The problem - Reproduce the listing below exactly, minus its pictures.

Supplied information -

++++++++

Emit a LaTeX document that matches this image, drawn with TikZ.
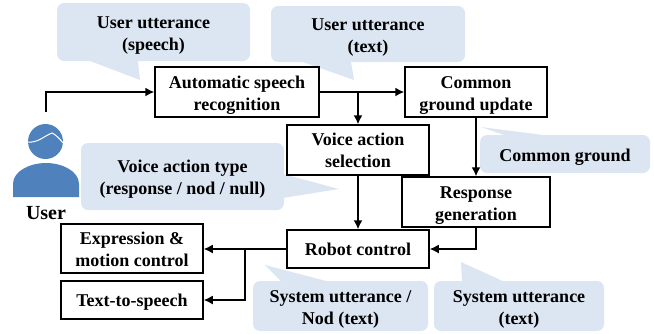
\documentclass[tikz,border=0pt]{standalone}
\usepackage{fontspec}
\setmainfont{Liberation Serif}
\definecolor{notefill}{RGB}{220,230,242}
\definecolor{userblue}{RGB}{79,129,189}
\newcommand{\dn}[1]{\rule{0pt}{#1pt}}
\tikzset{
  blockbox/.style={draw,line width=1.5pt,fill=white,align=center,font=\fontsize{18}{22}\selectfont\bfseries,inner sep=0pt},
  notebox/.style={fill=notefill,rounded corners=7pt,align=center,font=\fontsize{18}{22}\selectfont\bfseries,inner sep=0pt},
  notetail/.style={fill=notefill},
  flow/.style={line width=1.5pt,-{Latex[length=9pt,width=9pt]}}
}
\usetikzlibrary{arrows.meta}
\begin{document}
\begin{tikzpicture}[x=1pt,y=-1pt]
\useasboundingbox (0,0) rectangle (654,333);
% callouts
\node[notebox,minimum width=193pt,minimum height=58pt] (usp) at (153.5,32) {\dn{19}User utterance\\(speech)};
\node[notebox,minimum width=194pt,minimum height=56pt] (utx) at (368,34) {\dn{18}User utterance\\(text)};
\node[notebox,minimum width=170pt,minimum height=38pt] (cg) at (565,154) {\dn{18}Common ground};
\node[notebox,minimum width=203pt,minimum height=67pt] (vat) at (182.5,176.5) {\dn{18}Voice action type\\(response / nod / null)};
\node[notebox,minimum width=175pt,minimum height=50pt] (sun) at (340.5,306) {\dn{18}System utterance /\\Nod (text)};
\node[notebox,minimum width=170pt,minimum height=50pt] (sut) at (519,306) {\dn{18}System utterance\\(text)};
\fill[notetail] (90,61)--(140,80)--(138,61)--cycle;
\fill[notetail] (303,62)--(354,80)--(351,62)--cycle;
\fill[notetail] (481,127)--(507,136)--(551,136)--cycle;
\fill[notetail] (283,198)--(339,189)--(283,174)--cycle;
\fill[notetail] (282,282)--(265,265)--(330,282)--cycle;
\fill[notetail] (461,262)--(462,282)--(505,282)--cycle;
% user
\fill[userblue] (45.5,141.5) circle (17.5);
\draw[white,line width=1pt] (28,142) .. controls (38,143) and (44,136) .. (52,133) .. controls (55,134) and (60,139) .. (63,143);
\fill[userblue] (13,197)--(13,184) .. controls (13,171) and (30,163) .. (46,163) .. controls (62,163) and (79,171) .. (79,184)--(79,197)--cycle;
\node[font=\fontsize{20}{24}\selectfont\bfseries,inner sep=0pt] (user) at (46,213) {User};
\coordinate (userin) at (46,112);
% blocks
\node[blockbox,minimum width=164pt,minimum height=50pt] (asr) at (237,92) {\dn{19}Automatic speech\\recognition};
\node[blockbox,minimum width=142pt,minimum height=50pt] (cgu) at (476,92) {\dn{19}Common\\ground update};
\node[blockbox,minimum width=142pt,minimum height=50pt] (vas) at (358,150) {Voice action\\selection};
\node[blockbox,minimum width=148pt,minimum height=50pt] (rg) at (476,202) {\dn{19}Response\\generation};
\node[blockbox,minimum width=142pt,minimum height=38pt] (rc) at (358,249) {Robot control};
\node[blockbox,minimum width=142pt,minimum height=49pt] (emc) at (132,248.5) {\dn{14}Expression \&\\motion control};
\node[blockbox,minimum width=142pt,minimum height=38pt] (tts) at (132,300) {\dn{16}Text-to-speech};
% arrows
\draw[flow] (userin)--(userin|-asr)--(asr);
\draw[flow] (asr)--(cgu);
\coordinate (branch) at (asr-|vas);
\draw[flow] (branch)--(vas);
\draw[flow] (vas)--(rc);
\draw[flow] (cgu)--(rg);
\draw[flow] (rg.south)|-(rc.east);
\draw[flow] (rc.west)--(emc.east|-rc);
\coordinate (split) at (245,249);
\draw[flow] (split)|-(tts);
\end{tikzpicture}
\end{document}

++++++++

Result of this task -
Emit a LaTeX document that matches this image, drawn with TikZ.
\documentclass[tikz,border=0pt]{standalone}
\usepackage{fontspec}
\setmainfont{Liberation Serif}
\definecolor{notefill}{RGB}{220,230,242}
\definecolor{userblue}{RGB}{79,129,189}
\newcommand{\dn}[1]{\rule{0pt}{#1pt}}
\tikzset{
  blockbox/.style={draw,line width=1.5pt,fill=white,align=center,font=\fontsize{18}{22}\selectfont\bfseries,inner sep=0pt},
  notebox/.style={fill=notefill,rounded corners=7pt,align=center,font=\fontsize{18}{22}\selectfont\bfseries,inner sep=0pt},
  notetail/.style={fill=notefill},
  flow/.style={line width=1.5pt,-{Latex[length=9pt,width=9pt]}}
}
\usetikzlibrary{arrows.meta}
\begin{document}
\begin{tikzpicture}[x=1pt,y=-1pt]
\useasboundingbox (0,0) rectangle (654,333);
% callouts
\node[notebox,minimum width=193pt,minimum height=58pt] (usp) at (153.5,32) {\dn{19}User utterance\\(speech)};
\node[notebox,minimum width=194pt,minimum height=56pt] (utx) at (368,34) {\dn{18}User utterance\\(text)};
\node[notebox,minimum width=170pt,minimum height=38pt] (cg) at (565,154) {\dn{18}Common ground};
\node[notebox,minimum width=203pt,minimum height=67pt] (vat) at (182.5,176.5) {\dn{18}Voice action type\\(response / nod / null)};
\node[notebox,minimum width=175pt,minimum height=50pt] (sun) at (340.5,306) {\dn{18}System utterance /\\Nod (text)};
\node[notebox,minimum width=170pt,minimum height=50pt] (sut) at (519,306) {\dn{18}System utterance\\(text)};
\fill[notetail] (90,61)--(140,80)--(138,61)--cycle;
\fill[notetail] (303,62)--(354,80)--(351,62)--cycle;
\fill[notetail] (481,127)--(507,136)--(551,136)--cycle;
\fill[notetail] (283,198)--(339,189)--(283,174)--cycle;
\fill[notetail] (282,282)--(265,265)--(330,282)--cycle;
\fill[notetail] (461,262)--(462,282)--(505,282)--cycle;
% user
\fill[userblue] (45.5,141.5) circle (17.5);
\draw[white,line width=1pt] (28,142) .. controls (38,143) and (44,136) .. (52,133) .. controls (55,134) and (60,139) .. (63,143);
\fill[userblue] (13,197)--(13,184) .. controls (13,171) and (30,163) .. (46,163) .. controls (62,163) and (79,171) .. (79,184)--(79,197)--cycle;
\node[font=\fontsize{20}{24}\selectfont\bfseries,inner sep=0pt] (user) at (46,213) {User};
\coordinate (userin) at (46,112);
% blocks
\node[blockbox,minimum width=164pt,minimum height=50pt] (asr) at (237,92) {\dn{19}Automatic speech\\recognition};
\node[blockbox,minimum width=142pt,minimum height=50pt] (cgu) at (476,92) {\dn{19}Common\\ground update};
\node[blockbox,minimum width=142pt,minimum height=50pt] (vas) at (358,150) {Voice action\\selection};
\node[blockbox,minimum width=148pt,minimum height=50pt] (rg) at (476,202) {\dn{19}Response\\generation};
\node[blockbox,minimum width=142pt,minimum height=38pt] (rc) at (358,249) {Robot control};
\node[blockbox,minimum width=142pt,minimum height=49pt] (emc) at (132,248.5) {\dn{14}Expression \&\\motion control};
\node[blockbox,minimum width=142pt,minimum height=38pt] (tts) at (132,300) {\dn{16}Text-to-speech};
% arrows
\draw[flow] (userin)--(userin|-asr)--(asr);
\draw[flow] (asr)--(cgu);
\coordinate (branch) at (asr-|vas);
\draw[flow] (branch)--(vas);
\draw[flow] (vas)--(rc);
\draw[flow] (cgu)--(rg);
\draw[flow] (rg.south)|-(rc.east);
\draw[flow] (rc.west)--(emc.east|-rc);
\coordinate (split) at (245,249);
\draw[flow] (split)|-(tts);
\end{tikzpicture}
\end{document}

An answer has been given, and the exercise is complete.